5/21 祖国の選択 完読

これも病院の売店で購入。中国残留孤児の内容なので、大地の子を思い出し、泣きたい気分もあったので選んだ。

結論から言うと、全く泣けなかった。当時、満州から引き揚げられた方々の生の声で、その時の悲惨さを語られる、オムニバスなのだが、悲惨さやその時の状況などで、想像もつかない様な大変な事象や思いが、有るのだろうが、いかんせん、生存でき、日本に帰る事ができ、家庭ができ、ある程度の生活ができた方々の回顧であるので、そうだったんだ、という感想しか浮かばなかった。
腹立たしいのが日本軍、一般市民を置いてけぼりしてサッサと引き揚げたこと。これが全ての元凶だろうと思う。昔も今も、政府が下り坂になると、自分可愛さで国民を見る事ができなくなるのだろう。
勉強不足で驚いたのが、日本て中国の奥の奥まで進行していて、ひょっとしたら、中国全土も日本のぞっこくになってたかも知れない事。満州の一部だけだと思っていた。そう考えると、残留孤児の事より、その時占領されて行った、朝鮮半島や中国の一般市民の方々の方が、占領後も、奴隷の様な扱いを受けたりして、もっと悲惨な目に合っていたのでは、と考えてしまう。
そんな状況下なのに、満州人やモンゴル人、中国人の一般の方々は、残された日本の子供を引き取り我が子の様に育ててくれていた、という事に頭が下がる思いがする。普通だったら、憎っくき日本人として放ったらかしにすると思うのだが。

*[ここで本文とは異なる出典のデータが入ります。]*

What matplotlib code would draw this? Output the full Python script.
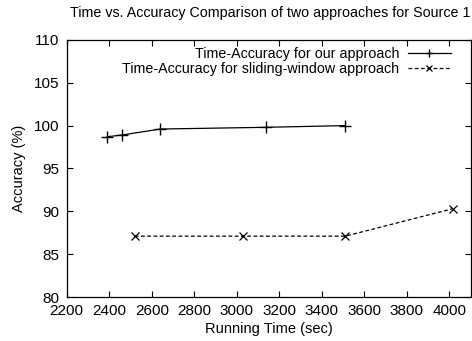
import matplotlib
matplotlib.use("Agg")
import matplotlib.pyplot as plt

plt.rcParams['font.family'] = ['Liberation Sans', 'DejaVu Sans']

# measured runs
ours_time = [2390, 2460, 2640, 3135, 3510]
ours_acc = [98.7, 98.9, 99.6, 99.8, 100.0]
sliding_time = [2520, 3030, 3510, 4015]
sliding_acc = [87.1, 87.1, 87.1, 90.3]

xticks = list(range(2200, 4001, 200))
yticks = list(range(80, 111, 5))

fig = plt.figure(figsize=(4.72, 3.41), dpi=100)
ax = fig.add_axes([0.1413, 0.129, 0.856, 0.754])

ax.plot(ours_time, ours_acc, color='black', lw=0.9, marker='+', ms=8, mew=1.0,
        label='Time-Accuracy for our approach')
ax.plot(sliding_time, sliding_acc, color='black', lw=0.9, ls=(0, (3, 2)),
        marker='x', ms=6, mew=0.9,
        label='Time-Accuracy for sliding-window approach')

ax.set_xlim(2200, 4100)
ax.set_ylim(80, 110)
ax.set_xticks(xticks)
ax.set_yticks(yticks)
ax.tick_params(direction='in', top=True, right=True, length=4, width=0.8,
               labelsize=11, pad=5)
for s in ax.spines.values():
    s.set_linewidth(0.9)

ax.set_xlabel('Running Time (sec)', fontsize=10.5, labelpad=3)
ax.set_ylabel('Accuracy (%)', fontsize=10.5, labelpad=6)
fig.text(0.996, 0.963, 'Time vs. Accuracy Comparison of two approaches for Source 1',
         ha='right', va='center', fontsize=10.3)

leg = ax.legend(loc='upper right', bbox_to_anchor=(0.968, 1.0), frameon=False,
                markerfirst=False, fontsize=10.3, handlelength=3.0,
                handletextpad=0.6, borderaxespad=0.3, borderpad=0.2,
                labelspacing=0.05)
for t in leg.get_texts():
    t.set_ha('right')
leg.legend_handles[0].set_markersize(6)
leg.legend_handles[1].set_markersize(5)

fig.savefig('out.png', dpi=100)
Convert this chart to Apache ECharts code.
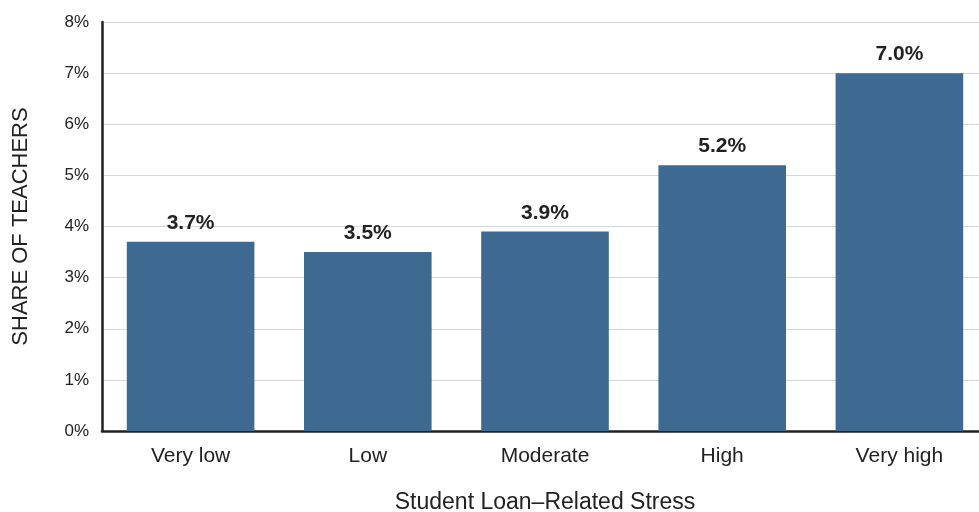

この本は、結論として、戦争の悲惨さを生で語る方々が高齢となり亡くなって行く中、いろんな形で語り伝えて行かなくてはならないとしている。それは良い事だと思うが、日本の中だけでなく、世界、主には日本が攻めて行った国々の方々の回顧も合わせないと、本当の戦争=悪と言うものは伝わらないと思う。